WHAT TO DO |
Find the lines below that contain the string "this". Copy each one.

[start]

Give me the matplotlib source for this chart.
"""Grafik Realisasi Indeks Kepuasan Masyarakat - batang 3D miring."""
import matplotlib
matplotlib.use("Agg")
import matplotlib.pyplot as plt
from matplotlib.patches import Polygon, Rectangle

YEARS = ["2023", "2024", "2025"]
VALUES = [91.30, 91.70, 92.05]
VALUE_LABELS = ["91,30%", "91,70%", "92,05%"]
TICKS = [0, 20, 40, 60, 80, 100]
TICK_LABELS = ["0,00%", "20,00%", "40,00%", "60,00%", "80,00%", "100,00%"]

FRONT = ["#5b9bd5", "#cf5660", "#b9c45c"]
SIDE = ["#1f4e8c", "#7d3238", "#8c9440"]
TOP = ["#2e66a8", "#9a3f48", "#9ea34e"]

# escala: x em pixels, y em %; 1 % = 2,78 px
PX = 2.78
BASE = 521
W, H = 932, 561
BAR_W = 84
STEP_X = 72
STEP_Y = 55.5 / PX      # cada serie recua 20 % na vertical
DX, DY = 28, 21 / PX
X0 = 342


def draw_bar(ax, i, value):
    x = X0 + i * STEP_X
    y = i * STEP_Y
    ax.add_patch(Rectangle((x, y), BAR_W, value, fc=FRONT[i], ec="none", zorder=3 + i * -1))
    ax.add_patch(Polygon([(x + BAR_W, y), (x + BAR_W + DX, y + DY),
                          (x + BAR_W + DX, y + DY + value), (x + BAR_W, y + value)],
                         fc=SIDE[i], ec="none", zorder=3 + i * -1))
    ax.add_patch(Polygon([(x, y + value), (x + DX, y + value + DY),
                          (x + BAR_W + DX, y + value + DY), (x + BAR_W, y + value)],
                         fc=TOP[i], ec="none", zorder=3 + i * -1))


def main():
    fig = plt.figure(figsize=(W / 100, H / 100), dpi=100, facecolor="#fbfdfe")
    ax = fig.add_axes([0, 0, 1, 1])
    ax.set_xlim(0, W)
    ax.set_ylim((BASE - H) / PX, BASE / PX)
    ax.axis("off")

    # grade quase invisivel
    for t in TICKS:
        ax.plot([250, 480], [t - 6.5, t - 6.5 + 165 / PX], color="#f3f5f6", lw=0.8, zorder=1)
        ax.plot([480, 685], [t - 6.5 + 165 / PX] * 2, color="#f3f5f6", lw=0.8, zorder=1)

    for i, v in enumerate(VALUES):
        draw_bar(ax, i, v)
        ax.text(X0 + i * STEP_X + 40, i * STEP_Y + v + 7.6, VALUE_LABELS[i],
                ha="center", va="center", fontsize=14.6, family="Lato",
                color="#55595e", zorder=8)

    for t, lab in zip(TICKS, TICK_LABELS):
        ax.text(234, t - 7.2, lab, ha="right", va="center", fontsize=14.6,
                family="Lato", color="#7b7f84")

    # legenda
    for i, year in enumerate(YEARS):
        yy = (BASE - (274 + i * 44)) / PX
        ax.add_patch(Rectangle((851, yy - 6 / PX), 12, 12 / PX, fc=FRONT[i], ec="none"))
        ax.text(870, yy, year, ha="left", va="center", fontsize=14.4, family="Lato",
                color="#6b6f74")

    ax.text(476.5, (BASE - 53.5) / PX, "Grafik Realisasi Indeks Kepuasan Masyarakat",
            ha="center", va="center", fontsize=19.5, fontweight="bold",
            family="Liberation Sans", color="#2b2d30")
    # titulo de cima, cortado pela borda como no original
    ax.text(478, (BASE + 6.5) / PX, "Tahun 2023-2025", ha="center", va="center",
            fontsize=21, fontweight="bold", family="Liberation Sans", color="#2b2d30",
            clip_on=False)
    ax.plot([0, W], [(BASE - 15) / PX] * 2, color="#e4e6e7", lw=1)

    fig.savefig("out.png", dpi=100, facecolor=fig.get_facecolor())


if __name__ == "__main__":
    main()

[end]
[start]

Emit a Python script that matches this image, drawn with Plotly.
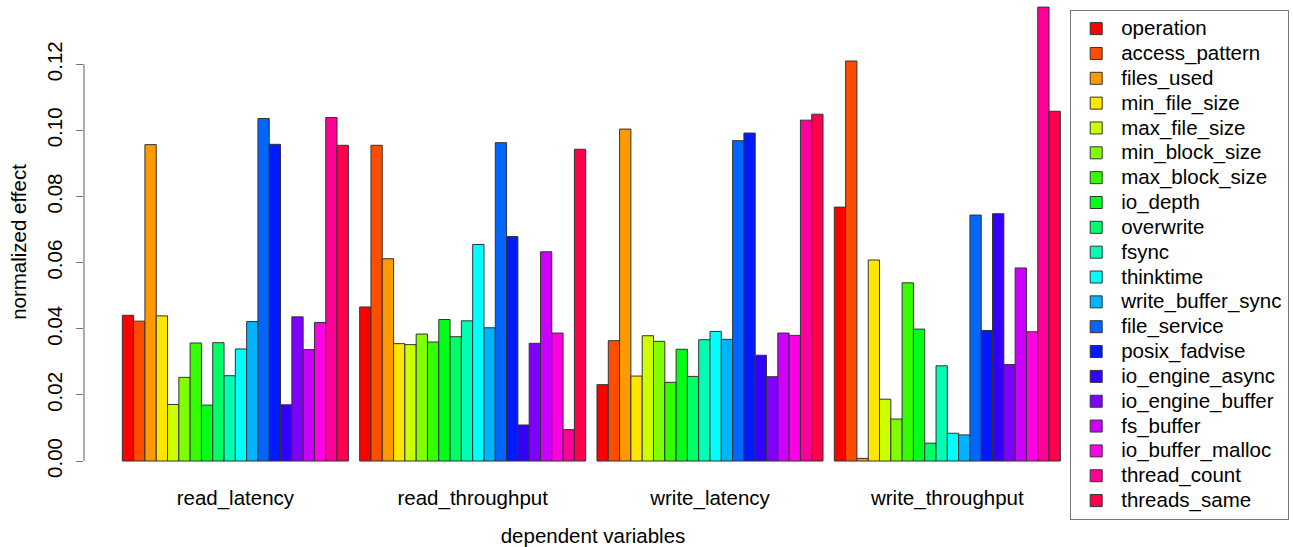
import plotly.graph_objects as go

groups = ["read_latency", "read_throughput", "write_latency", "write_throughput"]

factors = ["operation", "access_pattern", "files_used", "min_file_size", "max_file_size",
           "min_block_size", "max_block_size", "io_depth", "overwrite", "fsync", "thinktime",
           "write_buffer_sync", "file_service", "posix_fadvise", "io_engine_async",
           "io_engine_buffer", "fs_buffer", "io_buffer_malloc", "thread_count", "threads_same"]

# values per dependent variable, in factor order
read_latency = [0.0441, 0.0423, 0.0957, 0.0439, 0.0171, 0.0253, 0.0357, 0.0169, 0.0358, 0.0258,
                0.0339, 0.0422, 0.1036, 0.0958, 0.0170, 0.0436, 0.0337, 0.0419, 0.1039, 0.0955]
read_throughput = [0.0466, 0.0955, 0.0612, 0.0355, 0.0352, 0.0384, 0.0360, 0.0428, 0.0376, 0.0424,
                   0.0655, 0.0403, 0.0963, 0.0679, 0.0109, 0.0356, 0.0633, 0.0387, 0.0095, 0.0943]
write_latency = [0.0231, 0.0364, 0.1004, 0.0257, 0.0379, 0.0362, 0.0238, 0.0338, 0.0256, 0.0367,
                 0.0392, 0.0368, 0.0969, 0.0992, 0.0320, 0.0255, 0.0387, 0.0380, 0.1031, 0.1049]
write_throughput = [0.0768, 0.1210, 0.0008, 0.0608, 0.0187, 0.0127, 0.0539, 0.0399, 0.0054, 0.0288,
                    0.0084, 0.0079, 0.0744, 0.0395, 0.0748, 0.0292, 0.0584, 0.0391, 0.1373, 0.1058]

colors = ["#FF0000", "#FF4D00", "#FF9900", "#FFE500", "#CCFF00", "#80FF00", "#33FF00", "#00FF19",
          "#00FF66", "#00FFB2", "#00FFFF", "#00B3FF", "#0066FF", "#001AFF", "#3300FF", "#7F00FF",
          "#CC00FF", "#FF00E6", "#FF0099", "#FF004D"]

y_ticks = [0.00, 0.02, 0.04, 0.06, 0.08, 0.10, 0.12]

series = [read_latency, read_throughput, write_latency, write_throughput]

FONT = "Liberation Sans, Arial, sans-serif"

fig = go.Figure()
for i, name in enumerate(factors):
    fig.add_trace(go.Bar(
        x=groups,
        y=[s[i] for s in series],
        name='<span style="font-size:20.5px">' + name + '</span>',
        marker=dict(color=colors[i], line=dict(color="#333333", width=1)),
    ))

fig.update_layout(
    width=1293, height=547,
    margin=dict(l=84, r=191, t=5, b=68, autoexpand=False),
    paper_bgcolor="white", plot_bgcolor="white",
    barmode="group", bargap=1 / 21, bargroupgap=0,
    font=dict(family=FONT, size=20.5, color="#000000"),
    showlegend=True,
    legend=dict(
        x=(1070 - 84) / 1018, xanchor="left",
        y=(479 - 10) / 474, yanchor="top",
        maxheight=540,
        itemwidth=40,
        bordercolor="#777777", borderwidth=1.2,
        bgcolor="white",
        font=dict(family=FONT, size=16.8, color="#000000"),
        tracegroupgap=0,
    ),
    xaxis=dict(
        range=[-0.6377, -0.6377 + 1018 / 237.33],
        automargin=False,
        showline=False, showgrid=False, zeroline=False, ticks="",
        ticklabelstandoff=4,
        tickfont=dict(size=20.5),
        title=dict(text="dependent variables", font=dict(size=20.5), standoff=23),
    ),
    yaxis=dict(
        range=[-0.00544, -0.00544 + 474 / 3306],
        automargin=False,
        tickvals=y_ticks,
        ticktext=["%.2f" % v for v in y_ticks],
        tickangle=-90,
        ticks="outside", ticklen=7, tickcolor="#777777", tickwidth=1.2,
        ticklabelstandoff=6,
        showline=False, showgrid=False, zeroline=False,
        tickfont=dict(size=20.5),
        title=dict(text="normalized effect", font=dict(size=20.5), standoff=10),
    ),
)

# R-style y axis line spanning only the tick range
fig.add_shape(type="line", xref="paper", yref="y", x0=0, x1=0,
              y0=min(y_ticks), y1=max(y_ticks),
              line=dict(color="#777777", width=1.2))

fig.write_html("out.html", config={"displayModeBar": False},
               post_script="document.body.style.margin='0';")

[end]

RESPONSE TO THE EXERCISE |
Give me the matplotlib source for this chart.
Emit a Python script that matches this image, drawn with Plotly.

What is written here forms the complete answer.